Their teachers were nature center staff and volunteers who coached the cooks every step of the way, from mixing ingredients to firing up charcoal briquettes that brought the heat.

Charcoal briquettes are the ticket to turn out perfectly done Dutch oven treats. Briquettes are used on the bottom and on the lid of these heavy-duty cast iron cooking devices that look like big round pots with lids. Many recipes tell exactly how many briquettes to use on the bottom and on the lid to regulate temperature and cooking time.

Not all Dutch ovens are equal.

"You may see Dutch ovens that are designed for kitchen use, but a camping Dutch oven has three legs on the bottom and a lip around the outside of the lid so the charcoal doesn't fall off,"; explained Schelly Corry, director of the nature center.

Legs hold the pot above the hot charcoal and let air circulate.
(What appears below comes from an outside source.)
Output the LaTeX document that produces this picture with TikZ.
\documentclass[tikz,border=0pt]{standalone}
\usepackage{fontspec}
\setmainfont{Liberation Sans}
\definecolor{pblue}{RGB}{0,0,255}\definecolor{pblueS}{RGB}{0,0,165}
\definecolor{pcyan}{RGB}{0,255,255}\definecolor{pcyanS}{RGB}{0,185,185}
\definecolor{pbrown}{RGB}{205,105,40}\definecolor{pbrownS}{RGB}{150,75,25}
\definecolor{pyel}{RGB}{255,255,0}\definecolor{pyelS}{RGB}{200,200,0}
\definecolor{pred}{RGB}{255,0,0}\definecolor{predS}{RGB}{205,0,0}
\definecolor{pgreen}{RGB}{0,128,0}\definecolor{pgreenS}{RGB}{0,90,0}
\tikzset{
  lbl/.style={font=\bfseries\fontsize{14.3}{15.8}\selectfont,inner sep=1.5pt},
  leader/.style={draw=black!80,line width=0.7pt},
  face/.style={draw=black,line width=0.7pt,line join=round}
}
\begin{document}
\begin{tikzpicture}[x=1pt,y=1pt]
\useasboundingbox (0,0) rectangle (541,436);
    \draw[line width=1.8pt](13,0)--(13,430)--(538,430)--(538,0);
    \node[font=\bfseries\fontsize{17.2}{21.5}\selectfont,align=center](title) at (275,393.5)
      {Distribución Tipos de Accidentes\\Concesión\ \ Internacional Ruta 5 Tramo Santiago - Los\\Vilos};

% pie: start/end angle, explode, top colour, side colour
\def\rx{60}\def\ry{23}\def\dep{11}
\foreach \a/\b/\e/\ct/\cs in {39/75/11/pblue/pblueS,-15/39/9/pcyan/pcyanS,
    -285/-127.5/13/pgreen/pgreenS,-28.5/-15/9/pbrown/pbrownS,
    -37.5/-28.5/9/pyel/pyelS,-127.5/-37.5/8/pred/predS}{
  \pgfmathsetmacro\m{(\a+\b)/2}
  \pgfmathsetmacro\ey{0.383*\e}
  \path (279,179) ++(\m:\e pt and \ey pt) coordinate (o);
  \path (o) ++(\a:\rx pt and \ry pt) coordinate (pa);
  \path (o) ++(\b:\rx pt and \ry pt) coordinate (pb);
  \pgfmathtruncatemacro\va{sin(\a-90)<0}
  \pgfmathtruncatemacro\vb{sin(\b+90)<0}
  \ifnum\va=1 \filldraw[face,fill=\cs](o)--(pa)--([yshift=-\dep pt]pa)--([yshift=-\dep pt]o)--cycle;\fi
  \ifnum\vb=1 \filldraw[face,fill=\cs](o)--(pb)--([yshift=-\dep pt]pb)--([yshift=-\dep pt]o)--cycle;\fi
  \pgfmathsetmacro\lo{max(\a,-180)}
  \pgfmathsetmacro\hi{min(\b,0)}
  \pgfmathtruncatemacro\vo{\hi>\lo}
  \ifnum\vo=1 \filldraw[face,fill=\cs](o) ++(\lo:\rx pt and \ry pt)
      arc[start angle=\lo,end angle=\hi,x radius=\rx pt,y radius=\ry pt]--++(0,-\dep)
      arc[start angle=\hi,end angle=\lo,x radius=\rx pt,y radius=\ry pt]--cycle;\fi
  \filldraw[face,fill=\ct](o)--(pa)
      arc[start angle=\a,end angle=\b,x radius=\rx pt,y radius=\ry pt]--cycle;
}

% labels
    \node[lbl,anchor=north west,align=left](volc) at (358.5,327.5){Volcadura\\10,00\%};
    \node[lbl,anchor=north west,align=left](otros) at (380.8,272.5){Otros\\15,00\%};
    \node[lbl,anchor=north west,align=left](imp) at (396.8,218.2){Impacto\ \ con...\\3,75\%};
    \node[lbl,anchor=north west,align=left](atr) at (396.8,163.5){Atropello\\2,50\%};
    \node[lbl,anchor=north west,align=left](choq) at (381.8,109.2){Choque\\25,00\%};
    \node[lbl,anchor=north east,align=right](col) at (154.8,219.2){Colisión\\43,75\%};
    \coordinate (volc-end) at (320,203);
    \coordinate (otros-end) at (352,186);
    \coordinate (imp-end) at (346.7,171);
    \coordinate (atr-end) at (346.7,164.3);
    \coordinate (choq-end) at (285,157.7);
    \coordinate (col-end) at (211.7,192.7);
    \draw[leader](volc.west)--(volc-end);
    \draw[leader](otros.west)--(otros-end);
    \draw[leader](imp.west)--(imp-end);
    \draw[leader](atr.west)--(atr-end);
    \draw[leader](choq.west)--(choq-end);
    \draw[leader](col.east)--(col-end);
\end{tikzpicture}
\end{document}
Camp-style Dutch ovens have a swinging handle for lifting the oven off the coals. They come in all sizes. Ovens with a 10- or 12-inch diameter suit most cooks.

The nature center Dutch oven chefs couldn't wait to taste their first treats even as they mixed ingredients. Lily Price and her mom, Mary Price, were busy at their table stirring up chocolate chip banana nut bread.
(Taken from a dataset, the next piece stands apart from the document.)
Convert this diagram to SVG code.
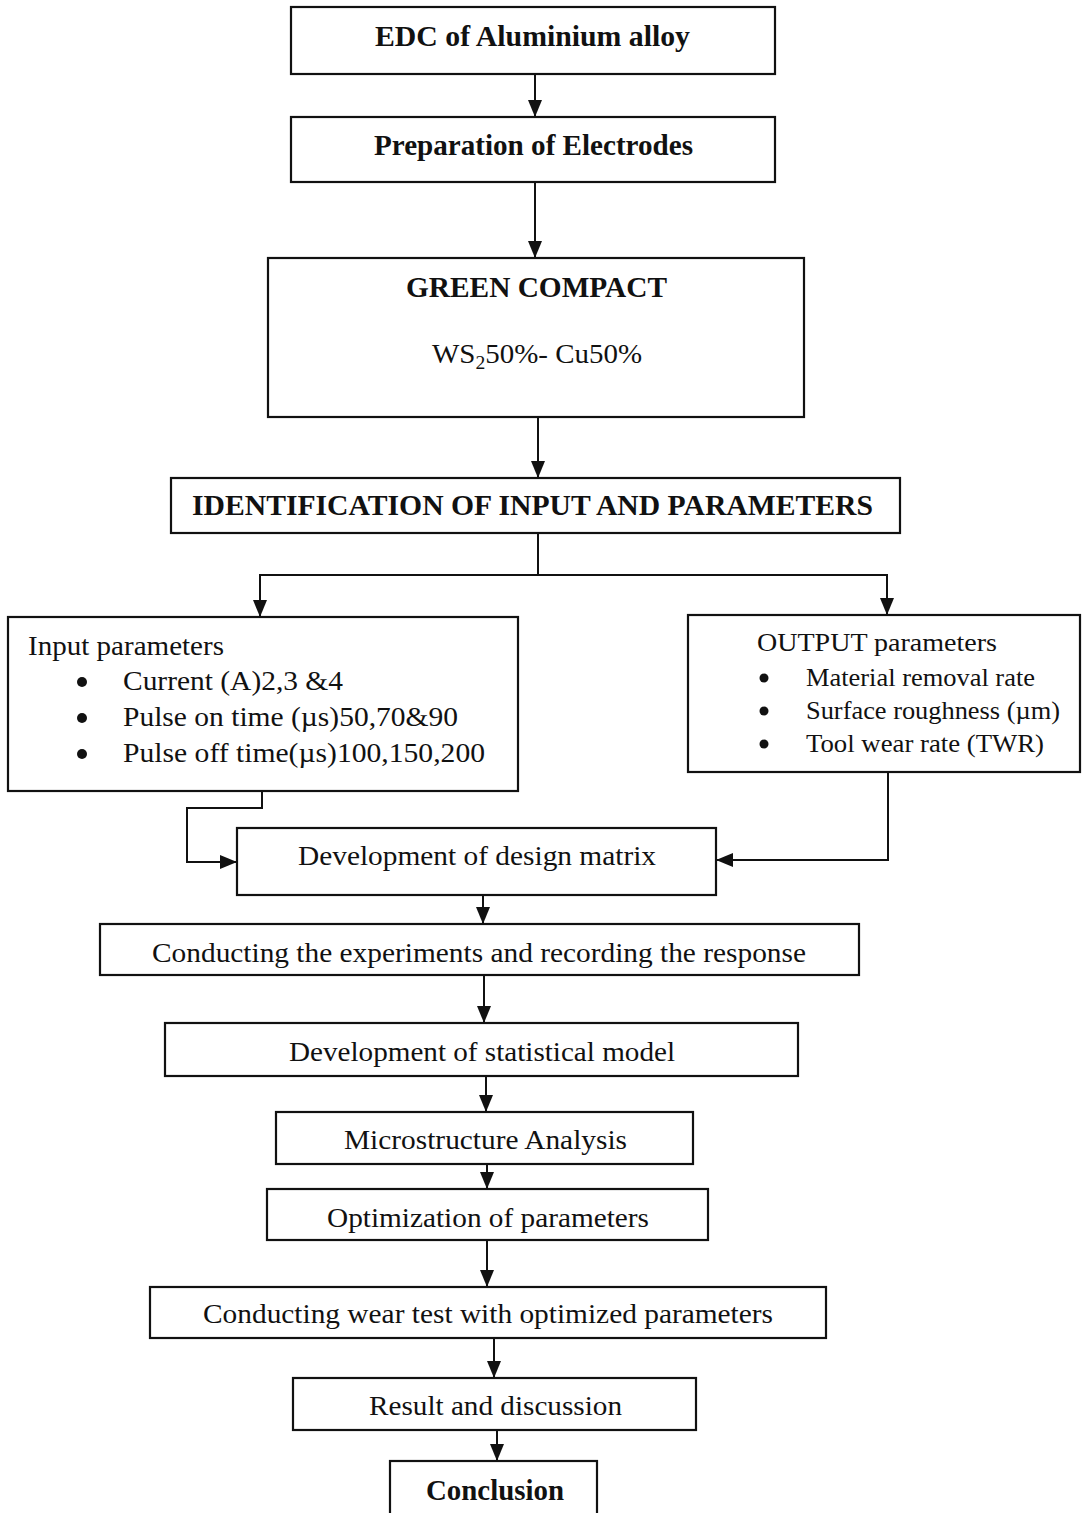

"This is our first time," Mary said. "We have no idea what we're doing."

The cooking teams headed outside on a patio to start cooking.

Marisol Alcaraz with the nature center staff showed how to start charcoal using a charcoal chimney. It's a round cylinder that looks like a steel pitcher. Charcoal is placed inside and a wad of paper gets lit under the charcoal. In a few minutes the briquettes are white hot and ready to go.

Always use briquettes, not lump charcoal, she added.

Chefs visited and waited anxiously while their recipes cooked sight unseen in the Dutch ovens. Soon the moment of truth arrived. These first-timers lifted their Dutch oven lids, much to the delight of their noses and eyeballs. Every dish turned out delightfully well.

Mom and daughter gazed at their masterpiece chocolate chip banana nut bread. The whole gang couldn't wait to dig in to the mountain man breakfast, with potatoes, eggs, melted cheddar cheese and veggies that Heather Cook and her husband, Tony Cook, fixed for the first time.

Feasting may have been the best part of the class for these now experienced Dutch oven cooks. With plates in hand, they browsed the buffet of dishes still hot in the cast iron pots. Cooks and their teachers sat down together for a delicious lunch they'd prepared themselves.

Each left with a new cooking skill and recipes to take home, perhaps with a stop to shop for their own Dutch oven.

Regardless of the name, a Dutch oven can be used many ways. With the lid on, it's an oven. Food can be baked, braised, stewed or roasted. Without the lid, it becomes a kettle for boiling, deep frying or heating food quickly over an open fire. The lid can be used as a griddle.